El día del golpe fue detenido y enviado al Estadio Chile, donde vio desfilar a decenas de prisioneros de la UTE. Entre ellos, con las manos en la nuca y la mirada aun alerta, iba Víctor Jara. Desde el Estadio Chile, Enrique Kirberg fue trasladado al Regimiento Tacna y más tarde a la Escuela Militar. Estuvo recluido en el campo de concentración de la isla Dawson durante nueve meses. Ahí, junto a sus compañeros, sufrió la inclemencia del tiempo, el frío y la lluvia, los vendavales que congelaban los huesos; hizo trabajos forzados y fue sistemáticamente humillado. Luego fue prisionero en Quintero, en Puchuncaví, en la Cárcel Pública, en Capuchinos, en la penitenciaría, y en el campo de Ritoque.

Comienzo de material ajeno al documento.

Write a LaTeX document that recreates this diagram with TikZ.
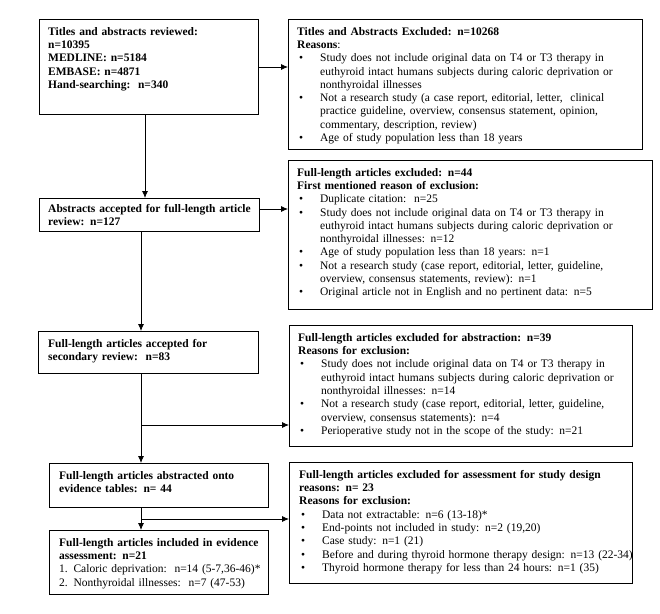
\documentclass[tikz,border=0pt]{standalone}
\usepackage{fontspec}
\setmainfont{Liberation Serif}
\usetikzlibrary{arrows.meta,calc}
\newcommand{\bitem}[1]{\par\hangindent=23pt\hangafter=1\noindent\makebox[23pt][l]{\hspace{2pt}\textbullet}#1}
\tikzset{
  box/.style={draw=black, line width=0.8pt, anchor=north west, inner sep=0pt},
  txt/.style={anchor=north west, inner sep=0pt, align=left, font=\fontsize{11.5}{13.3}\selectfont},
  arr/.style={draw=black, line width=0.8pt, -{Latex[length=7pt,width=6pt]}},
  ln/.style={draw=black, line width=0.8pt}
}
\begin{document}
\begin{tikzpicture}[x=1pt,y=-1pt]
\useasboundingbox (0,0) rectangle (660,613);
% left column boxes
\node[box, minimum width=219pt, minimum height=95pt] (b1) at (39,19) {};
\node[box, minimum width=220pt, minimum height=33pt] (b2) at (39,198) {};
\node[box, minimum width=220pt, minimum height=42pt] (b3) at (38,331) {};
\node[box, minimum width=219pt, minimum height=44pt] (b4) at (49,463) {};
\node[box, minimum width=219pt, minimum height=64pt] (b5) at (49,530) {};
% right column boxes
\node[box, minimum width=354pt, minimum height=130pt] (r1) at (288,19) {};
\node[box, minimum width=364pt, minimum height=149pt] (r2) at (288,160) {};
\node[box, minimum width=343pt, minimum height=121pt] (r3) at (289,325) {};
\node[box, minimum width=343pt, minimum height=121pt] (r4) at (289,462) {};

% texts left
\node[txt, text width=210pt] (t1) at ($(b1.north west)+(9,8)$) {\textbf{Titles and abstracts reviewed:}\\ \textbf{n=10395}\\ \textbf{MEDLINE: n=5184}\\ \textbf{EMBASE: n=4871}\\ \textbf{Hand-searching:\ \ n=340}};
\node[txt, text width=212pt] (t2) at ($(b2.north west)+(9,6)$) {\textbf{Abstracts accepted for full-length article}\\ \textbf{review: n=127}};
\node[txt, text width=212pt] (t3) at ($(b3.north west)+(10,8)$) {\textbf{Full-length articles accepted for}\\ \textbf{secondary review:\ \ n=83}};
\node[txt, text width=212pt] (t4) at ($(b4.north west)+(10,8)$) {\textbf{Full-length articles abstracted onto}\\ \textbf{evidence tables: n= 44}};
\node[txt, text width=212pt] (t5) at ($(b5.north west)+(10,8)$) {\textbf{Full-length articles included in evidence}\\ \textbf{assessment: n=21}\\ 1. Caloric deprivation:\ \ n=14 (5-7,36-46)*\\ 2. Nonthyroidal illnesses:\ \ n=7 (47-53)};

% texts right
\node[txt, text width=345pt] (s1) at ($(r1.north west)+(9,8)$) {\textbf{Titles and Abstracts Excluded: n=10268}\\ \textbf{Reasons}:
\bitem{Study does not include original data on T4 or T3 therapy in\newline euthyroid intact humans subjects during caloric deprivation or\newline nonthyroidal illnesses}
\bitem{Not a research study (a case report, editorial, letter,\ \ clinical\newline practice guideline, overview, consensus statement, opinion,\newline commentary, description, review)}
\bitem{Age of study population less than 18 years}};
\node[txt, text width=355pt] (s2) at ($(r2.north west)+(9,8)$) {\textbf{Full-length articles excluded: n=44}\\ \textbf{First mentioned reason of exclusion:}
\bitem{Duplicate citation:\ \ n=25}
\bitem{Study does not include original data on T4 or T3 therapy in\newline euthyroid intact humans subjects during caloric deprivation or\newline nonthyroidal illnesses: n=12}
\bitem{Age of study population less than 18 years: n=1}
\bitem{Not a research study (case report, editorial, letter, guideline,\newline overview, consensus statements, review): n=1}
\bitem{Original article not in English and no pertinent data: n=5}};
\node[txt, text width=334pt] (s3) at ($(r3.north west)+(9,8)$) {\textbf{Full-length articles excluded for abstraction: n=39}\\ \textbf{Reasons for exclusion:}
\bitem{Study does not include original data on T4 or T3 therapy in\newline euthyroid intact humans subjects during caloric deprivation or\newline nonthyroidal illnesses: n=14}
\bitem{Not a research study (case report, editorial, letter, guideline,\newline overview, consensus statements): n=4}
\bitem{Perioperative study not in the scope of the study: n=21}};
\node[txt, text width=334pt] (s4) at ($(r4.north west)+(10,8)$) {\textbf{Full-length articles excluded for assessment for study design}\\ \textbf{reasons: n= 23}\\ \textbf{Reasons for exclusion:}
\bitem{Data not extractable: n=6 (13-18)*}
\bitem{End-points not included in study: n=2 (19,20)}
\bitem{Case study: n=1 (21)}
\bitem{Before and during thyroid hormone therapy design: n=13 (22-34)}
\bitem{Thyroid hormone therapy for less than 24 hours: n=1 (35)}};

% connectors
\coordinate (c1) at (145,114);
\coordinate (c2) at (141,231);
\coordinate (j3) at (141,425);
\coordinate (j4) at (141,519);
\coordinate (a1) at ($(b1.north east)+(0,48)$);
\coordinate (a2) at ($(b2.north east)+(0,11)$);
\draw[arr] (a1) -- (a1 -| r1.west);
\draw[arr] (c1) -- (c1 |- b2.north);
\draw[arr] (a2) -- (a2 -| r2.west);
\draw[arr] (c2) -- (c2 |- b3.north);
\draw[arr] (c2 |- b3.south) -- (c2 |- b4.north);
\draw[arr] (j3) -- (j3 -| r3.west);
\draw[arr] (c2 |- b4.south) -- (c2 |- b5.north);
\draw[arr] (j4) -- (j4 -| r4.west);
\end{tikzpicture}
\end{document}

Fue liberado el 12 de septiembre de 1975. Diez días después viajó a Estados Unidos, donde se unió al claustro de la Universidad de Columbia. Antes de abordar el vuelo que lo llevaría, junto a su esposa Inés Erazo, a Nueva York, el cónsul de EE.UU. le dijo que Henry Kissinger, en persona, había autorizado el viaje, a pesar de que era comunista. Durante su cautiverio, personalidades del mundo académico, incluyendo el doble Premio Nobel Linus Pauling, hicieron una campaña internacional por su liberación.
El 11 de septiembre de 1973 Enrique Kirberg se despertó a las 5:30 de la mañana. Como todos los martes, ese día tenía cita en el gimnasio para sus ejercicios semanales. No alcanzó a tomar el primer café cuando lo llamaron de la UTE para informarle que habían dinamitado la antena de la radio de la universidad. De inmediato llamó al subdirector de investigaciones, su camarada Samuel Riquelme, quien le informó que el golpe de Estado ya estaba en movimiento. Se vistió y partió a su puesto de trabajo. Como siempre, Enrique Kirberg vestía camisa blanca y corbata.
A las 10 de la mañana ya se habían congregado más de mil estudiantes en el campus. Algunos esperaban instrucciones de sus dirigentes, mientras que otros esperaban que se les repartieran armas -las que nunca llegaron- para defender al gobierno. Desde los balcones de la rectoría, Enrique Kirberg vio el bombardeo de La Moneda. Media hora más tarde su esposa Inés se unió a él. Traía un pollo asado que había preparado esa mañana para agasajar, a la hora de almuerzo, a Tencha Bussi de Allende.
Las próximas horas en la UTE fueron de perplejidad y angustia, de miedo, impotencia y dolor. Anillos concéntricos de soldados y carabineros armados rodearon el campus y nadie podía salir o entrar. El oficial a cargo indicó que estudiantes, funcionarios y docentes debían pasar la noche en la universidad. En sus memorias Enrique Kirberg dice: “Reinaba una gran incertidumbre. Al anochecer comenzó el tiroteo. La noche fue un infierno. Balearon sin parar.” Un camarógrafo fue herido y se desangró hasta morir. En medio de la cruda balacera nadie lo pudo socorrer. Cuando amaneció, las cosas empeoraron. Una gran explosión remeció el edificio de rectoría y la balacera se reanudó con furia. Desde una ventana, Kirberg agitó una camisa blanca y limpia que le había traído Inés el día anterior. Una voz de mando gritó que salieran con las manos en alto.
“El oficial me puso contra la pared, amartilló la metralleta, y mirando el reloj me dijo ‘Te doy quince segundos para que me digas dónde están escondidas las armas’. Yo no sentí miedo. Le dije ‘Las armas de la universidad son el conocimiento, la ciencia y el arte’.”
Enrique Kirberg intenta volver a Chile en 1980 y 1987, pero sufre amenazas que lo obligan a permanecer en el exilio. Regresa definitivamente en 1989. Al volver fue homenajeado por personalidades de las artes, la cultura y las ciencias. En un acto en su honor, el arquitecto y exrector de la Universidad Católica, Fernando Castillo Velasco, dijo, “Enrique Kirberg era muy elegante por fuera y por dentro.”
Al reflexionar sobre el regreso, Enrique Kirberg dijo: “L reinserción es dura, salvo contadas excepciones. El comienzo es casi eufórico: recepciones, fiestas, reencuentros. Pero una vez pasado ese período, que abarca unos dos meses, el retornado comienza a enfrentar una realidad que se va endureciendo”.
Enrique Kirberg falleció en Santiago el 26 de abril de 1992. Tenía 76 años.